When Bridget Harrison arrived in Manhattan to work for America's most famous tabloid, the New York Post, she was in at the deep end from day one. Dispatched by day to cover murders and muggings in the roughest corners of New York, by night she began to write a column about her search for love in a dating shark tank. So far so Sex and the City - until she realised the one man she was falling for also happened to be her boss (and unfortunately this wasn't fiction).
THE HIGHS:
Being sent out to cover your first breaking news story
Having the chance to go on a new blind date every week
Realizing you love your editor
THE LOWS:
Finding no-one you interview can understand your accent
Going on a new blind date every week
Realizing you love your editor
PUBLISHERS WEEKLY
Harrison was 29 when she came to the New York Post through an exchange program with a London newspaper.
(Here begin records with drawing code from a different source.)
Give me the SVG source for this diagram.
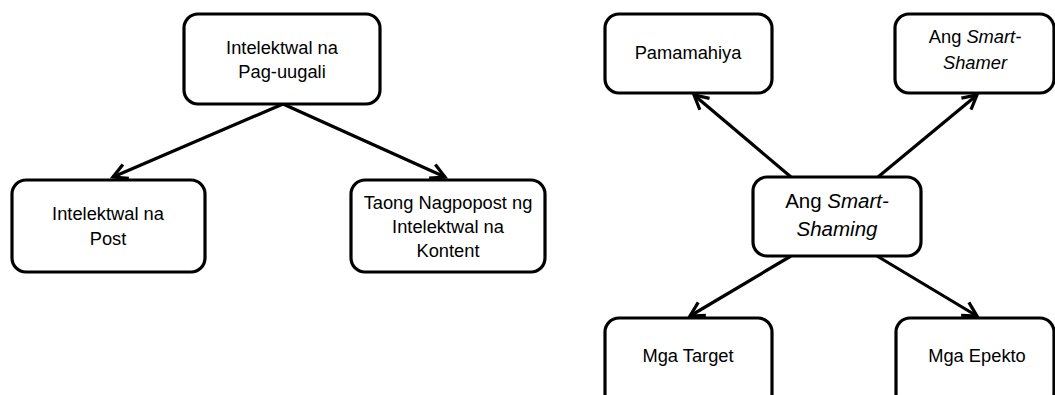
<svg xmlns="http://www.w3.org/2000/svg" width="1055" height="395" viewBox="0 0 1055 395">
<style>
.box{fill:#fff;stroke:#000;stroke-width:3.2}
.t{font-family:"Liberation Sans",Arial,sans-serif;font-size:18.3px;fill:#000;text-anchor:middle}
.big{font-size:20.5px}
.c{stroke:#000;stroke-width:3.2;fill:none}
</style>
<defs>
<marker id="ah" markerUnits="userSpaceOnUse" markerWidth="30" markerHeight="30" viewBox="-20 -15 30 30" refX="0" refY="0" orient="auto">
<path d="M-14,-7.5 L0,0 L-14,7.5" fill="none" stroke="#000" stroke-width="3.2" stroke-linejoin="miter"/>
</marker>
</defs>
<rect width="1055" height="395" fill="#fff"/>
<g id="connectors">
<line class="c" x1="283" y1="104" x2="113" y2="177" marker-end="url(#ah)"/>
<line class="c" x1="283" y1="104" x2="445" y2="177" marker-end="url(#ah)"/>
<line class="c" x1="791" y1="177" x2="694" y2="95" marker-end="url(#ah)"/>
<line class="c" x1="878" y1="177" x2="977" y2="95" marker-end="url(#ah)"/>
<line class="c" x1="791" y1="256" x2="690" y2="316" marker-end="url(#ah)"/>
<line class="c" x1="877" y1="256" x2="977" y2="316" marker-end="url(#ah)"/>
</g>
<g id="n1">
<rect class="box" x="184" y="14" width="196" height="90" rx="14"/>
<text class="t" x="282" y="54">Intelektwal na</text>
<text class="t" x="282" y="78">Pag-uugali</text>
</g>
<g id="n2">
<rect class="box" x="12" y="180" width="193" height="92" rx="14"/>
<text class="t" x="108" y="220">Intelektwal na</text>
<text class="t" x="108" y="245">Post</text>
</g>
<g id="n3">
<rect class="box" x="351" y="180" width="194" height="92" rx="14"/>
<text class="t" x="448" y="209">Taong Nagpopost ng</text>
<text class="t" x="448" y="233">Intelektwal na</text>
<text class="t" x="448" y="257">Kontent</text>
</g>
<g id="n4">
<rect class="box" x="605" y="14" width="167" height="79" rx="14"/>
<text class="t" x="688" y="59">Pamamahiya</text>
</g>
<g id="n5">
<rect class="box" x="895" y="14" width="159" height="79" rx="14"/>
<text class="t" x="975" y="43">Ang <tspan font-style="italic">Smart-</tspan></text>
<text class="t" x="975" y="69" font-style="italic">Shamer</text>
</g>
<g id="n6">
<rect class="box" x="753" y="177" width="168" height="79" rx="14"/>
<text class="t big" x="837" y="208">Ang <tspan font-style="italic">Smart-</tspan></text>
<text class="t big" x="837" y="236" font-style="italic">Shaming</text>
</g>
<g id="n7">
<rect class="box" x="605" y="318" width="167" height="90" rx="14"/>
<text class="t" x="688" y="362">Mga Target</text>
</g>
<g id="n8">
<rect class="box" x="896" y="318" width="158" height="90" rx="14"/>
<text class="t" x="977" y="362">Mga Epekto</text>
</g>
</svg>
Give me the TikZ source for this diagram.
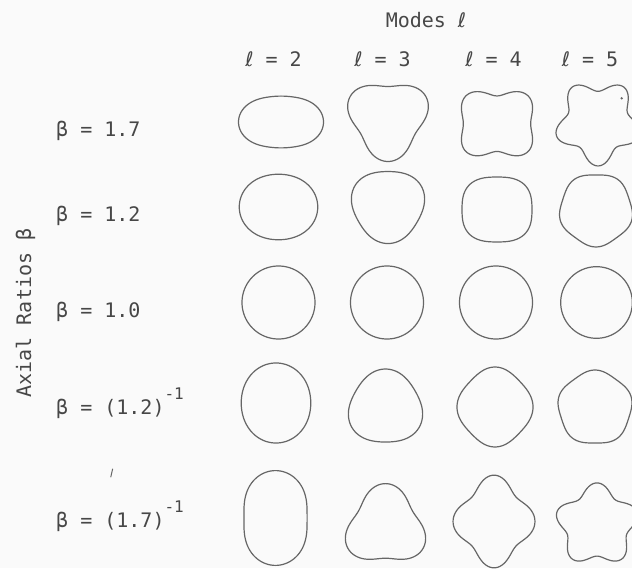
\documentclass[tikz,border=0pt]{standalone}
\usepackage{fontspec}
\setmonofont{DejaVu Sans Mono}
\newfontfamily\ellfont{DejaVu Sans}
\usetikzlibrary{positioning}
\tikzset{
  modeshape/.style={draw=black!60,line width=1.2pt,line join=round},
  labeltext/.style={font=\ttfamily\fontsize{20}{24}\selectfont,text=black!72,inner sep=0pt,anchor=base},
  ratiolabel/.style={labeltext,anchor=base west},
  specks/.style={black!60,line width=1pt,line cap=round}
}
\newcommand{\ellsym}{{\ellfont ℓ}}
\newcommand{\invpow}{\raisebox{15pt}{\fontsize{16}{16}\selectfont -1}}

\begin{document}
\begin{tikzpicture}[x=1pt,y=1pt]
  \fill[black!2] (0,0) rectangle (632,568);
  \useasboundingbox (0,0) rectangle (632,568);
  % headings
  \node[labeltext] (modes) at (426,540) {Modes \ellsym};
  \foreach \m/\cx in {2/273.5,3/382.5,4/493.5,5/590}
    \node[labeltext] (mode\m) at (\cx,501) {\ellsym{} = \m};
  \node[labeltext,rotate=90] (axial) at (31,255) {Axial Ratios β};
  \node[ratiolabel] (ratio1) at (56,431) {β = 1.7};
  \node[ratiolabel] (ratio2) at (56,346) {β = 1.2};
  \node[ratiolabel] (ratio3) at (56,250) {β = 1.0};
  \node[ratiolabel] (ratio4) at (56,153) {β = (1.2)\invpow};
  \node[ratiolabel] (ratio5) at (56,41) {β = (1.7)\invpow};
  % shapes r = R (1 + eps cos(m t + phase) + h cos(k t)), stretch sx
  \foreach \cx/\cy/\m/\ph/\ep/\hb/\hk/\rad/\sx in {
      281/446/2/0/0.25/0.03/4/33.2/1, 388/450/3/-90/0.16/0/2/37.5/1,
      497/444.3/4/180/0.15/0.07/2/36.1/1.014, 598/445.7/5/90/0.17/0/2/37.3/1,
      278.5/361/2/0/0.09/0/2/36/1, 388/362.8/3/-90/0.065/0/2/36/1,
      497/358.5/4/180/0.045/0/2/35.3/1.038, 596/358.3/5/90/0.035/0/2/36/1,
      278.5/265.5/2/0/0/0/2/36.5/1, 387/265.5/3/0/0/0/2/36.5/1,
      496/265.5/4/0/0/0/2/36.5/1, 596.5/265.5/5/0/0/0/2/35.8/1,
      276/165/2/0/-0.07/0/2/37.4/1, 385.5/160.1/3/-90/-0.065/0/2/36.5/1,
      495/161/4/180/-0.045/0/2/37.3/0.975, 595/160.2/5/90/-0.035/0/2/36.5/1,
      275.5/50/2/0/-0.2/0/2/39.5/1, 385.5/41.1/3/-90/-0.16/0/2/37.3/1,
      494/46.5/4/180/-0.14/0/2/38.2/0.94, 597/43/5/90/-0.15/0/2/36.6/1}
    \draw[modeshape] plot[domain=0:360,samples=181,variable=\t]
      ({\cx+\sx*\rad*(1+\ep*cos(\m*\t+\ph)+\hb*cos(\hk*\t))*cos(\t)},
       {\cy+\rad/\sx*(1+\ep*cos(\m*\t+\ph)+\hb*cos(\hk*\t))*sin(\t)}) -- cycle;
  % marks on the sheet
  \fill[black!60] (621.7,469.7) circle (1.3);
  \draw[specks] (110.8,91) -- (112.6,99);
\end{tikzpicture}
\end{document}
After breaking up with her English boyfriend, her initial four-month stint turned into a permanent position, and soon the metro reporter acquired a Sunday column detailing her dating mishaps all the while nurturing a crush on one of her editors. The abrupt shifts in tone Harrison's typical day involves racing from the scene of a child murder to a dinner date with a matchmaker are jarring but manageable, thanks to Harrison's engaging voice, and the urban newspaper setting is a zippy backdrop for the real-life chick lit drama. It's particularly amusing when Harrison and her crush start dating, and she attempts to write about their relationship in the column by changing his vital information, failing to fool anyone at the Post. However, other scenes drag, and the saga limps on for more than 100 pages after Harrison's interoffice romance grinds to a halt. Harrison's misadventures will inevitably draw comparisons to those of the other Bridget (Jones), but with a little more practice, this young Brit could remove all confusion.